--- Start Recorded information ---
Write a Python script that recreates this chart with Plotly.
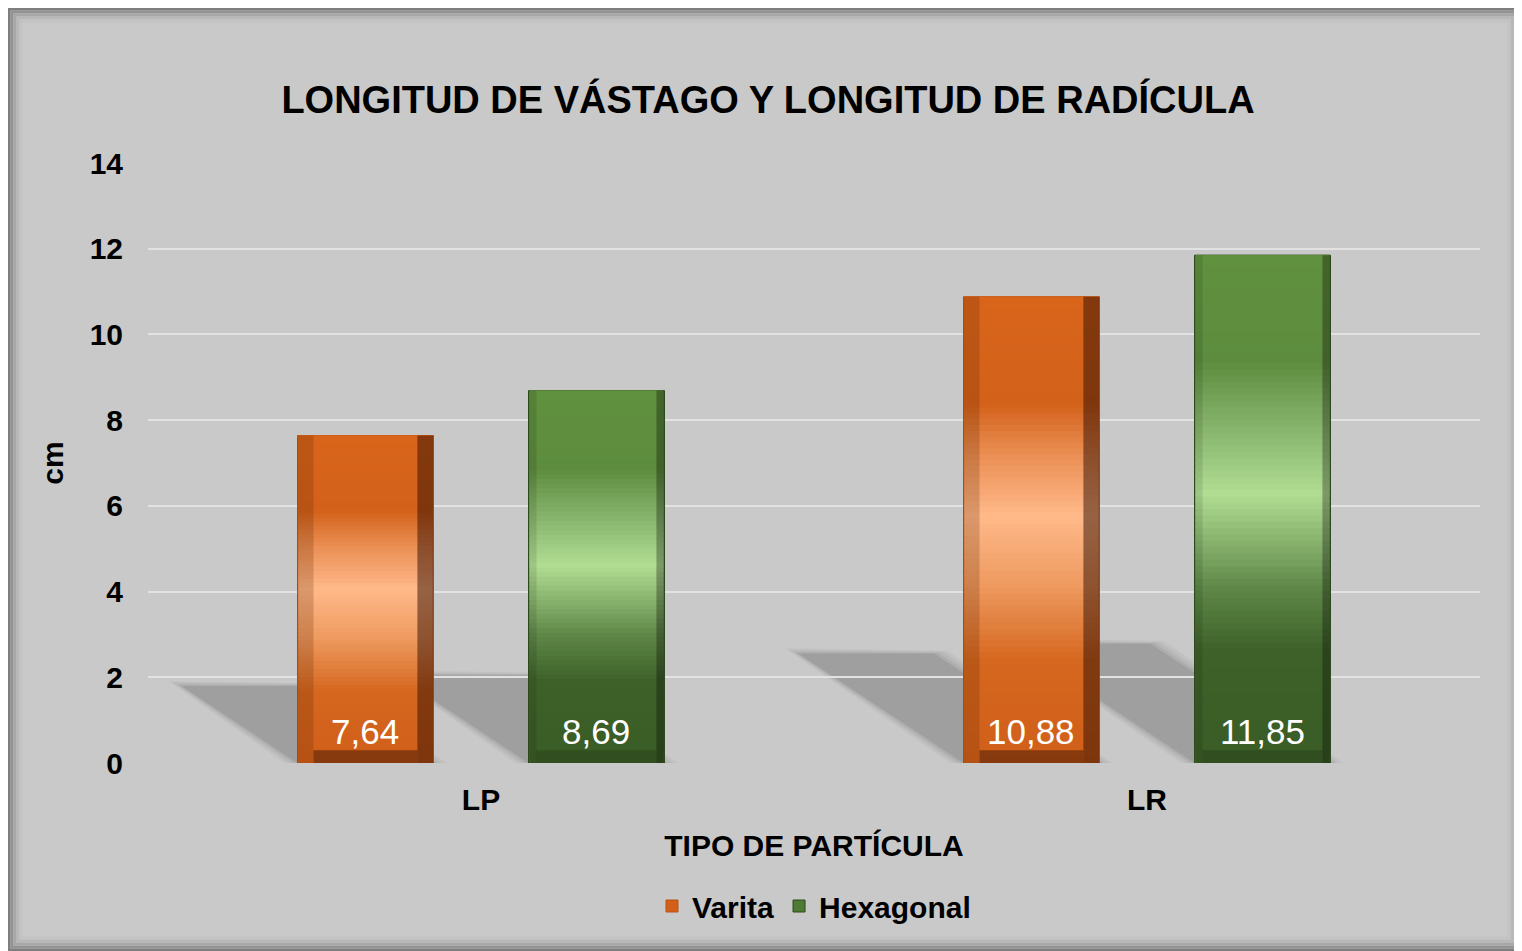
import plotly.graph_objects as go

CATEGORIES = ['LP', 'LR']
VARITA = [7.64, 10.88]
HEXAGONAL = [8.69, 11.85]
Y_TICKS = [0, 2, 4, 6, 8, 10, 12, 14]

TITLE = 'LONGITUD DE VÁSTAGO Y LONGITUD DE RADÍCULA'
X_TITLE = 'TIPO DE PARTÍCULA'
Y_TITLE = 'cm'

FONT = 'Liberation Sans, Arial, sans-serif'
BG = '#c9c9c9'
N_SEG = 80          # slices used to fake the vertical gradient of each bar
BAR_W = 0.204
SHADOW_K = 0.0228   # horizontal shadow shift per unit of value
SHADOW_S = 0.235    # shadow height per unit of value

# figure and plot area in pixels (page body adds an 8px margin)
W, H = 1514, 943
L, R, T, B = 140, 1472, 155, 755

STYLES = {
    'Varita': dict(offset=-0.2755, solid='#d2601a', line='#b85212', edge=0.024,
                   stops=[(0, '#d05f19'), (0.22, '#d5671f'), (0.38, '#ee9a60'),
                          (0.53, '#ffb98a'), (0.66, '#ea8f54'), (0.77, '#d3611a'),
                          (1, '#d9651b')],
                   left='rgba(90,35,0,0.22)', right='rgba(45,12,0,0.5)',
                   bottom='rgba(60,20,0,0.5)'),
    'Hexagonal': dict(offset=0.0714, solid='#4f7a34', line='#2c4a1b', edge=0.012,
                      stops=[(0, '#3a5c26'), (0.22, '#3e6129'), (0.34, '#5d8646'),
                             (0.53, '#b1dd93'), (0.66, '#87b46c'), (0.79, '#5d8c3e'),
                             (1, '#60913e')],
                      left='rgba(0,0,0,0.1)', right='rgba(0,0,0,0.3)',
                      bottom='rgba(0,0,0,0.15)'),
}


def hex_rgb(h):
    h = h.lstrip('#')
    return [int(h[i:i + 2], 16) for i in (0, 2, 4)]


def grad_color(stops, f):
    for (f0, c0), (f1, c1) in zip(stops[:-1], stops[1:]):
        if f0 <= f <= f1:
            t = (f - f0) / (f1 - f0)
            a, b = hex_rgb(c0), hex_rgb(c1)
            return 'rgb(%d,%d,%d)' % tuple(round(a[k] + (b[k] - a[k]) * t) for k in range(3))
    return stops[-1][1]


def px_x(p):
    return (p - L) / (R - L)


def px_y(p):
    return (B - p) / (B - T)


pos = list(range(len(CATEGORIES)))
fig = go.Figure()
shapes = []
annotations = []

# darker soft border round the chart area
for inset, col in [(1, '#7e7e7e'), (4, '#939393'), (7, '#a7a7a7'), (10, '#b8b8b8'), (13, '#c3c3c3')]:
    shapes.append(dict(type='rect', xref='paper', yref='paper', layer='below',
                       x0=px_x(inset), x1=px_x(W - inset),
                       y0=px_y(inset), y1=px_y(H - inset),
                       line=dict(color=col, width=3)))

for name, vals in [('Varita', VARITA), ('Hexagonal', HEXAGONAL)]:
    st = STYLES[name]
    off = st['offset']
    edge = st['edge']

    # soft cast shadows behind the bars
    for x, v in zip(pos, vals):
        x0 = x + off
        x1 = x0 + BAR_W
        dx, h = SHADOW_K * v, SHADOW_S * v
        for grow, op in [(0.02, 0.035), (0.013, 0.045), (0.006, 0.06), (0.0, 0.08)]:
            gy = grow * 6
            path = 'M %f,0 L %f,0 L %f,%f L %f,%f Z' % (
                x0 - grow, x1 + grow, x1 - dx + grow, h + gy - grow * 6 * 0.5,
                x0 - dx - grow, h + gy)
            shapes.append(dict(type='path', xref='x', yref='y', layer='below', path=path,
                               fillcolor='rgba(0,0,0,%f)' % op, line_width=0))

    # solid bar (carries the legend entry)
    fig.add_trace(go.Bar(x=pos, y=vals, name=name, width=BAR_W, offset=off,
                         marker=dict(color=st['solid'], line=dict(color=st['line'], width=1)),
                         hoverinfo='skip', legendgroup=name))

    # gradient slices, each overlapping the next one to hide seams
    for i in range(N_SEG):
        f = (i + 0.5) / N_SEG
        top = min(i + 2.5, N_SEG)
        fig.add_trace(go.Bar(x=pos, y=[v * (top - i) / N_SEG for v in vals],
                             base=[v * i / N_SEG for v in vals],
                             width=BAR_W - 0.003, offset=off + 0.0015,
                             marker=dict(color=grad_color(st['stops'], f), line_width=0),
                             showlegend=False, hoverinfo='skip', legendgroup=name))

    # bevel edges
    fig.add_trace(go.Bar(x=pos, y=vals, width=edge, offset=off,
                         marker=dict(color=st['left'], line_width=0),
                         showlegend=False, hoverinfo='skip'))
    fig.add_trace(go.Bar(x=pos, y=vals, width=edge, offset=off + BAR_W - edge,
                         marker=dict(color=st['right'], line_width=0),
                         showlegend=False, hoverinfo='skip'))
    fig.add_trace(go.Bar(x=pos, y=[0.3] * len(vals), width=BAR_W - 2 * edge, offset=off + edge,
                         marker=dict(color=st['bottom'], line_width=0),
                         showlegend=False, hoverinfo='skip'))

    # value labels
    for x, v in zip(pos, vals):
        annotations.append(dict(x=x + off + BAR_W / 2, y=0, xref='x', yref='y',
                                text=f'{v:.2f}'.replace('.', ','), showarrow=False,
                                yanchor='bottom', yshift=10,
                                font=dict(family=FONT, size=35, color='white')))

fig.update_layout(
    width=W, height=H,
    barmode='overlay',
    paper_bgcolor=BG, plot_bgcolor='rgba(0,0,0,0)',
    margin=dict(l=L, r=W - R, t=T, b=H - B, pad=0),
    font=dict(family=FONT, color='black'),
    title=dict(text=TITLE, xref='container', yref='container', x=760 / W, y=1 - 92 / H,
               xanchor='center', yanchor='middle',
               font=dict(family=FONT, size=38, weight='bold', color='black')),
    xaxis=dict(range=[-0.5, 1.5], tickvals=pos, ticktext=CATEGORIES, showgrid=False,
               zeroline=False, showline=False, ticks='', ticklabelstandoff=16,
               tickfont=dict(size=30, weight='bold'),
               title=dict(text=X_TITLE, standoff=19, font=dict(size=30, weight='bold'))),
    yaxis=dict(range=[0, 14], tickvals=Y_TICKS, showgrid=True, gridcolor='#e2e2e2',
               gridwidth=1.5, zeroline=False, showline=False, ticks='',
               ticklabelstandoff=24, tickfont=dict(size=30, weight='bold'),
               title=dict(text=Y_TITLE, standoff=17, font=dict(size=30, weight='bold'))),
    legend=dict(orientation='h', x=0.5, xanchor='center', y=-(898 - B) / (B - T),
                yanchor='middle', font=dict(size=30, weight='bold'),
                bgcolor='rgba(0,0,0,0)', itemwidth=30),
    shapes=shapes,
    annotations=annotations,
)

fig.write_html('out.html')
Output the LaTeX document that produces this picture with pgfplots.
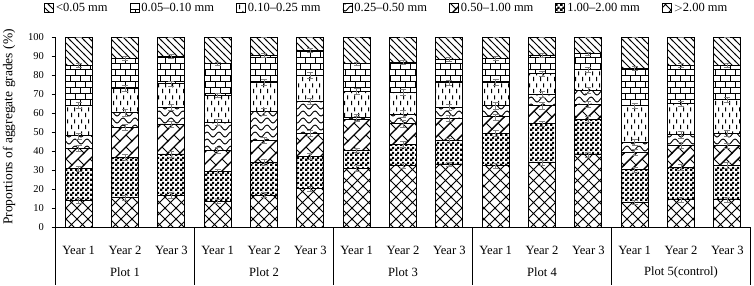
--- End Recorded information ---
■ What is needed
Exactly reproduce the entries above, minus the pictures.

■ Response to this exercise
Write a Python script that recreates this chart with Plotly.
import plotly.graph_objects as go

CATEGORIES = ['LP', 'LR']
VARITA = [7.64, 10.88]
HEXAGONAL = [8.69, 11.85]
Y_TICKS = [0, 2, 4, 6, 8, 10, 12, 14]

TITLE = 'LONGITUD DE VÁSTAGO Y LONGITUD DE RADÍCULA'
X_TITLE = 'TIPO DE PARTÍCULA'
Y_TITLE = 'cm'

FONT = 'Liberation Sans, Arial, sans-serif'
BG = '#c9c9c9'
N_SEG = 80          # slices used to fake the vertical gradient of each bar
BAR_W = 0.204
SHADOW_K = 0.0228   # horizontal shadow shift per unit of value
SHADOW_S = 0.235    # shadow height per unit of value

# figure and plot area in pixels (page body adds an 8px margin)
W, H = 1514, 943
L, R, T, B = 140, 1472, 155, 755

STYLES = {
    'Varita': dict(offset=-0.2755, solid='#d2601a', line='#b85212', edge=0.024,
                   stops=[(0, '#d05f19'), (0.22, '#d5671f'), (0.38, '#ee9a60'),
                          (0.53, '#ffb98a'), (0.66, '#ea8f54'), (0.77, '#d3611a'),
                          (1, '#d9651b')],
                   left='rgba(90,35,0,0.22)', right='rgba(45,12,0,0.5)',
                   bottom='rgba(60,20,0,0.5)'),
    'Hexagonal': dict(offset=0.0714, solid='#4f7a34', line='#2c4a1b', edge=0.012,
                      stops=[(0, '#3a5c26'), (0.22, '#3e6129'), (0.34, '#5d8646'),
                             (0.53, '#b1dd93'), (0.66, '#87b46c'), (0.79, '#5d8c3e'),
                             (1, '#60913e')],
                      left='rgba(0,0,0,0.1)', right='rgba(0,0,0,0.3)',
                      bottom='rgba(0,0,0,0.15)'),
}


def hex_rgb(h):
    h = h.lstrip('#')
    return [int(h[i:i + 2], 16) for i in (0, 2, 4)]


def grad_color(stops, f):
    for (f0, c0), (f1, c1) in zip(stops[:-1], stops[1:]):
        if f0 <= f <= f1:
            t = (f - f0) / (f1 - f0)
            a, b = hex_rgb(c0), hex_rgb(c1)
            return 'rgb(%d,%d,%d)' % tuple(round(a[k] + (b[k] - a[k]) * t) for k in range(3))
    return stops[-1][1]


def px_x(p):
    return (p - L) / (R - L)


def px_y(p):
    return (B - p) / (B - T)


pos = list(range(len(CATEGORIES)))
fig = go.Figure()
shapes = []
annotations = []

# darker soft border round the chart area
for inset, col in [(1, '#7e7e7e'), (4, '#939393'), (7, '#a7a7a7'), (10, '#b8b8b8'), (13, '#c3c3c3')]:
    shapes.append(dict(type='rect', xref='paper', yref='paper', layer='below',
                       x0=px_x(inset), x1=px_x(W - inset),
                       y0=px_y(inset), y1=px_y(H - inset),
                       line=dict(color=col, width=3)))

for name, vals in [('Varita', VARITA), ('Hexagonal', HEXAGONAL)]:
    st = STYLES[name]
    off = st['offset']
    edge = st['edge']

    # soft cast shadows behind the bars
    for x, v in zip(pos, vals):
        x0 = x + off
        x1 = x0 + BAR_W
        dx, h = SHADOW_K * v, SHADOW_S * v
        for grow, op in [(0.02, 0.035), (0.013, 0.045), (0.006, 0.06), (0.0, 0.08)]:
            gy = grow * 6
            path = 'M %f,0 L %f,0 L %f,%f L %f,%f Z' % (
                x0 - grow, x1 + grow, x1 - dx + grow, h + gy - grow * 6 * 0.5,
                x0 - dx - grow, h + gy)
            shapes.append(dict(type='path', xref='x', yref='y', layer='below', path=path,
                               fillcolor='rgba(0,0,0,%f)' % op, line_width=0))

    # solid bar (carries the legend entry)
    fig.add_trace(go.Bar(x=pos, y=vals, name=name, width=BAR_W, offset=off,
                         marker=dict(color=st['solid'], line=dict(color=st['line'], width=1)),
                         hoverinfo='skip', legendgroup=name))

    # gradient slices, each overlapping the next one to hide seams
    for i in range(N_SEG):
        f = (i + 0.5) / N_SEG
        top = min(i + 2.5, N_SEG)
        fig.add_trace(go.Bar(x=pos, y=[v * (top - i) / N_SEG for v in vals],
                             base=[v * i / N_SEG for v in vals],
                             width=BAR_W - 0.003, offset=off + 0.0015,
                             marker=dict(color=grad_color(st['stops'], f), line_width=0),
                             showlegend=False, hoverinfo='skip', legendgroup=name))

    # bevel edges
    fig.add_trace(go.Bar(x=pos, y=vals, width=edge, offset=off,
                         marker=dict(color=st['left'], line_width=0),
                         showlegend=False, hoverinfo='skip'))
    fig.add_trace(go.Bar(x=pos, y=vals, width=edge, offset=off + BAR_W - edge,
                         marker=dict(color=st['right'], line_width=0),
                         showlegend=False, hoverinfo='skip'))
    fig.add_trace(go.Bar(x=pos, y=[0.3] * len(vals), width=BAR_W - 2 * edge, offset=off + edge,
                         marker=dict(color=st['bottom'], line_width=0),
                         showlegend=False, hoverinfo='skip'))

    # value labels
    for x, v in zip(pos, vals):
        annotations.append(dict(x=x + off + BAR_W / 2, y=0, xref='x', yref='y',
                                text=f'{v:.2f}'.replace('.', ','), showarrow=False,
                                yanchor='bottom', yshift=10,
                                font=dict(family=FONT, size=35, color='white')))

fig.update_layout(
    width=W, height=H,
    barmode='overlay',
    paper_bgcolor=BG, plot_bgcolor='rgba(0,0,0,0)',
    margin=dict(l=L, r=W - R, t=T, b=H - B, pad=0),
    font=dict(family=FONT, color='black'),
    title=dict(text=TITLE, xref='container', yref='container', x=760 / W, y=1 - 92 / H,
               xanchor='center', yanchor='middle',
               font=dict(family=FONT, size=38, weight='bold', color='black')),
    xaxis=dict(range=[-0.5, 1.5], tickvals=pos, ticktext=CATEGORIES, showgrid=False,
               zeroline=False, showline=False, ticks='', ticklabelstandoff=16,
               tickfont=dict(size=30, weight='bold'),
               title=dict(text=X_TITLE, standoff=19, font=dict(size=30, weight='bold'))),
    yaxis=dict(range=[0, 14], tickvals=Y_TICKS, showgrid=True, gridcolor='#e2e2e2',
               gridwidth=1.5, zeroline=False, showline=False, ticks='',
               ticklabelstandoff=24, tickfont=dict(size=30, weight='bold'),
               title=dict(text=Y_TITLE, standoff=17, font=dict(size=30, weight='bold'))),
    legend=dict(orientation='h', x=0.5, xanchor='center', y=-(898 - B) / (B - T),
                yanchor='middle', font=dict(size=30, weight='bold'),
                bgcolor='rgba(0,0,0,0)', itemwidth=30),
    shapes=shapes,
    annotations=annotations,
)

fig.write_html('out.html')
Output the LaTeX document that produces this picture with pgfplots.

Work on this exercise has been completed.